Эльф закивал, захлопав большими ушами.
— Принеси мои вещи после того, как переместишь меня туда, я пока не знаю, что мне понадобится. И вполне вероятно, что я останусь там, так что нужен кто-то из домовиков, чтобы помочь мне.
Северусу придётся сделать исключение из своей политики «никаких-эльфов-в-моём-доме».
Домовик посмотрел одновременно испуганно и подозрительно, но взял мадам Помфри за руку. Она была единственной, кроме директора, кого эльфы были уполномочены аппарировать в замок и из него, если возникала чрезвычайная ситуация.

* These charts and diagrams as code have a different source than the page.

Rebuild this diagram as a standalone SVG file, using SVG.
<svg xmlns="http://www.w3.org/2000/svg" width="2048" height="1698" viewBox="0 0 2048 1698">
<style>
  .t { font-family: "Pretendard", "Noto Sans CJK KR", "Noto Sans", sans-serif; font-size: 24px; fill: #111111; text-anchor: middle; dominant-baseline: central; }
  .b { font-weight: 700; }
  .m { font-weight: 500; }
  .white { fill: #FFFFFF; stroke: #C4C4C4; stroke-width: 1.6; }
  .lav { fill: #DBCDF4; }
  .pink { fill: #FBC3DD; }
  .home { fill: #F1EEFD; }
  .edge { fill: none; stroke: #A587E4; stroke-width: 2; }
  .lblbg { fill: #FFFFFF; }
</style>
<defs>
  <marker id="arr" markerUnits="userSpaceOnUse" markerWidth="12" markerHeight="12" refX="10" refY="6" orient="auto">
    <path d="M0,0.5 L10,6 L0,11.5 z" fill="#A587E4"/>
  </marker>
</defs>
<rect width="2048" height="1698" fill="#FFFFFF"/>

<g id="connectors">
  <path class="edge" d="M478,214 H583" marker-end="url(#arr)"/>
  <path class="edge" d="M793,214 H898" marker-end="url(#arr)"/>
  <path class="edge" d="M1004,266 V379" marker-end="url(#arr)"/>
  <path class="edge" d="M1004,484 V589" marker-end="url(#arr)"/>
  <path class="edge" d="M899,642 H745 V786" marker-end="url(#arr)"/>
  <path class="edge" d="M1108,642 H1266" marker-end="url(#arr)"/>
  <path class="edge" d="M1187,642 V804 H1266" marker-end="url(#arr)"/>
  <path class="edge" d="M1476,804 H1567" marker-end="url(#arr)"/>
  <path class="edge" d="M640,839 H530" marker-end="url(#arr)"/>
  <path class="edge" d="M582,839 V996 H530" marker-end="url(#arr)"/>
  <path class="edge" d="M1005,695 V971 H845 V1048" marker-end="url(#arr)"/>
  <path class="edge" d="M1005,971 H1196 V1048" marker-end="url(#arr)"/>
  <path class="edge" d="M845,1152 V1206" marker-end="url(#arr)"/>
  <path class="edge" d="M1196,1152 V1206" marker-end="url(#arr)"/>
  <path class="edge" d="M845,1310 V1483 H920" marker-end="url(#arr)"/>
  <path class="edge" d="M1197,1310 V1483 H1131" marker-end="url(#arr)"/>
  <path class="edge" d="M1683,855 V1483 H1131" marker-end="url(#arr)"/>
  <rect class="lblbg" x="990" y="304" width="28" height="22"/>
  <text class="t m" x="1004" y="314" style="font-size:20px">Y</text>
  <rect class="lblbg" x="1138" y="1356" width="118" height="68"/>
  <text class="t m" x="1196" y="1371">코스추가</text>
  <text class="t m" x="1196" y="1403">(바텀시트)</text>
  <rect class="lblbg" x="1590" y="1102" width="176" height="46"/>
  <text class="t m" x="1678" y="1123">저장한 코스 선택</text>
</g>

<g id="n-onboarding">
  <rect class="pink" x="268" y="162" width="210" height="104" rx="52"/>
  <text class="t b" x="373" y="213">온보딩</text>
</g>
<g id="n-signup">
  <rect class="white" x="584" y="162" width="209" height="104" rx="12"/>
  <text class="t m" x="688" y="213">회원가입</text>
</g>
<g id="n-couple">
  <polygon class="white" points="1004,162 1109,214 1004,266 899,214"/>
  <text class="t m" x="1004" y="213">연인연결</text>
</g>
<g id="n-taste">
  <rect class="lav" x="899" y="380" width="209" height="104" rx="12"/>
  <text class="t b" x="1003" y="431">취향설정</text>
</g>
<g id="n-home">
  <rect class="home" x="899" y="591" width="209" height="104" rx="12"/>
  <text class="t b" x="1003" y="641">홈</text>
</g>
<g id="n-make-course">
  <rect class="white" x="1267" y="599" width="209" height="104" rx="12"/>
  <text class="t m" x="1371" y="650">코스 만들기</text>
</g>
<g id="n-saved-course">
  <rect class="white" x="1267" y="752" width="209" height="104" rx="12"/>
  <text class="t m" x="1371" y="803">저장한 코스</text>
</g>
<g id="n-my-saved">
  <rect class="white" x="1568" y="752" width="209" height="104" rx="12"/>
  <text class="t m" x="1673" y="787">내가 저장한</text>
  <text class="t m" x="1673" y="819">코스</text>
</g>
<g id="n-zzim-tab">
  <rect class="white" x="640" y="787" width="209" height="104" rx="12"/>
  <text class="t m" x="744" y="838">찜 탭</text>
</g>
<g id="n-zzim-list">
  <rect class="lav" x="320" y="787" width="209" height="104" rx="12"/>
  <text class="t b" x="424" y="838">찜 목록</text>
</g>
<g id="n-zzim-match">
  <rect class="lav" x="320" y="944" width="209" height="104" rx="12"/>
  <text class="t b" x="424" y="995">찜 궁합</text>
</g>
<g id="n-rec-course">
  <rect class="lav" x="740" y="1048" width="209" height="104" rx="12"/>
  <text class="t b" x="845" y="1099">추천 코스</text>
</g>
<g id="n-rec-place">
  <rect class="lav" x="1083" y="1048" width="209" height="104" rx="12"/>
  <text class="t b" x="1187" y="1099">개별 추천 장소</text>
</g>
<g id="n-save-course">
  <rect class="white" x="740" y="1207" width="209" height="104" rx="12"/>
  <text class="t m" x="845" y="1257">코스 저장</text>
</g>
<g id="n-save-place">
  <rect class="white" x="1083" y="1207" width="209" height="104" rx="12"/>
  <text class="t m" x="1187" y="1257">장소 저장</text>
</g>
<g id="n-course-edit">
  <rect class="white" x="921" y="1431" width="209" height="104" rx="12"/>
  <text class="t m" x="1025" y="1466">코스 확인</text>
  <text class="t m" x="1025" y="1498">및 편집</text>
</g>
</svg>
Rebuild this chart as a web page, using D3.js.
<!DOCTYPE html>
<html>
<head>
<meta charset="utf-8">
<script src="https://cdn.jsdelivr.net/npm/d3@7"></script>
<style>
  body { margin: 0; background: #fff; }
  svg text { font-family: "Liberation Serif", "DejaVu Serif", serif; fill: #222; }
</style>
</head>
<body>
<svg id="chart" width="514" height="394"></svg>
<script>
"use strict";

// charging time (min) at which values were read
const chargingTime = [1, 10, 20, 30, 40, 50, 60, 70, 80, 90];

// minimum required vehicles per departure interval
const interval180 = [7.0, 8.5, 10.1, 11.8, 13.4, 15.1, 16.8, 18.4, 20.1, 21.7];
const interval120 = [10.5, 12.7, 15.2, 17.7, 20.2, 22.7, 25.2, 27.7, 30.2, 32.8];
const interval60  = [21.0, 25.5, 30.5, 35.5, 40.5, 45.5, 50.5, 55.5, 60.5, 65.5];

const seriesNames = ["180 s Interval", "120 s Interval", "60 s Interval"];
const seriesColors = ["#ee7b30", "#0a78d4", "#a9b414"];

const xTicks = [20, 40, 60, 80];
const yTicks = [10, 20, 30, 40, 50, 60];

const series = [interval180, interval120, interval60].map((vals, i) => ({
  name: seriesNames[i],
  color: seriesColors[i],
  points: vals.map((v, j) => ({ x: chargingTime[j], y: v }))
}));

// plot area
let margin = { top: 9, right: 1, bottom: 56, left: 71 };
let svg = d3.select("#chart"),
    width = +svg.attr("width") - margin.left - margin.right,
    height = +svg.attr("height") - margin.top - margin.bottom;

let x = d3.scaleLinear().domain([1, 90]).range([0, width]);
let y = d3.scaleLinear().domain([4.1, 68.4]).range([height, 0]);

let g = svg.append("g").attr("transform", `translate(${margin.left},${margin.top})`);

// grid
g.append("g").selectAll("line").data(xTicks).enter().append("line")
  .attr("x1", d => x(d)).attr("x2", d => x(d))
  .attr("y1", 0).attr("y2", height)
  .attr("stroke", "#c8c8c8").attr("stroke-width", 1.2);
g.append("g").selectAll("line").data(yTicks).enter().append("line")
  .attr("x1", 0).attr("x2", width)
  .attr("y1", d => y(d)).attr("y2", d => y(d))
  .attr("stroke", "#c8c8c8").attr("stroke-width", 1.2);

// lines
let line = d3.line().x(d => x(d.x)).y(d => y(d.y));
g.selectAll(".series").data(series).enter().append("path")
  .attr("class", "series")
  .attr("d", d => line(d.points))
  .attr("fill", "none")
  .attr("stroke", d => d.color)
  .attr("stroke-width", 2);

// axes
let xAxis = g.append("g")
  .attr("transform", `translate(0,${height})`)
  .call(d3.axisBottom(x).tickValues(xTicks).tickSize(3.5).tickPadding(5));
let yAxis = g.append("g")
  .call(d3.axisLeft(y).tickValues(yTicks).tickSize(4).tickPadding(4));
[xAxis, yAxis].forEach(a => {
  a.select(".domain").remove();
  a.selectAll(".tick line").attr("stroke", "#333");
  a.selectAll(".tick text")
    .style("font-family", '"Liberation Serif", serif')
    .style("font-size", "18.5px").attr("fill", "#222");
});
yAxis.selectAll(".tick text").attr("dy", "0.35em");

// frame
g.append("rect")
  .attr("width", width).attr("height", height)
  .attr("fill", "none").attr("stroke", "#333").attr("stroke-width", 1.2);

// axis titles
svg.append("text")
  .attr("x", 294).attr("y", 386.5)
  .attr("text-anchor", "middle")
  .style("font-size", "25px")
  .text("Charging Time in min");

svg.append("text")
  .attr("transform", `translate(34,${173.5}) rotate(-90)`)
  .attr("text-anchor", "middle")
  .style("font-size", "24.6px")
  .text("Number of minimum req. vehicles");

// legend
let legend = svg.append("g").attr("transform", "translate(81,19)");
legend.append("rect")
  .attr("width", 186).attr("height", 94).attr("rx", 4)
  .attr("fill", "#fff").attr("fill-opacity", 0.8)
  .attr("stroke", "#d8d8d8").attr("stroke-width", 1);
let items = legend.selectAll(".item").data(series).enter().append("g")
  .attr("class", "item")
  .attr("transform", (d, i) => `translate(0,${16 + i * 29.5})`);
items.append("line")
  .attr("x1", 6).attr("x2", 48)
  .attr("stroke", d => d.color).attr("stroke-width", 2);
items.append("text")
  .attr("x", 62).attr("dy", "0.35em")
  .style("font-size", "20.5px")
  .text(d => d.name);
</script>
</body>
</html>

Они аппарировали в плохо освещённый коридор. Поппи услышала низкий голос Северуса — тот с кем-то говорил. А через мгновение её как громом поразило — она поняла, что он не разговаривает, а разными голосами рассказывает сказку. «Колдун и прыгливый горшок»*, если только она не ошиблась.
— Северус? — позвала она, не желая смущать обычно сурового и сдержанного зельевара.
— Сюда, Поппи, — отозвался он из-за полуоткрытой двери в конце коридора.
Гарри лежал на кровати, бледный в резком свете электрической лампочки над головой. Северус сидел спиной к двери (Поппи никогда раньше не видела его в таком положении). Он держал Гарри за руку, прижимая тыльную сторону ладони к лицу мальчика.
Картина была бы трогательной, если бы не стремительно наливавшиеся чернотой синяки на шее Гарри. Они были такими большими и тёмными, что Поппи могла видеть их, стоя в дверном проёме — длинная вязь линий шириной с её большой палец. На полу валялся разрезанный пополам школьный шарф.
— Северус?.. — пытливо глянула на зельевара Поппи. — Что?..
— Я этого не делал, если тебе интересно, — не оборачиваясь, натянуто ответил тот. — По крайней мере, не буквально.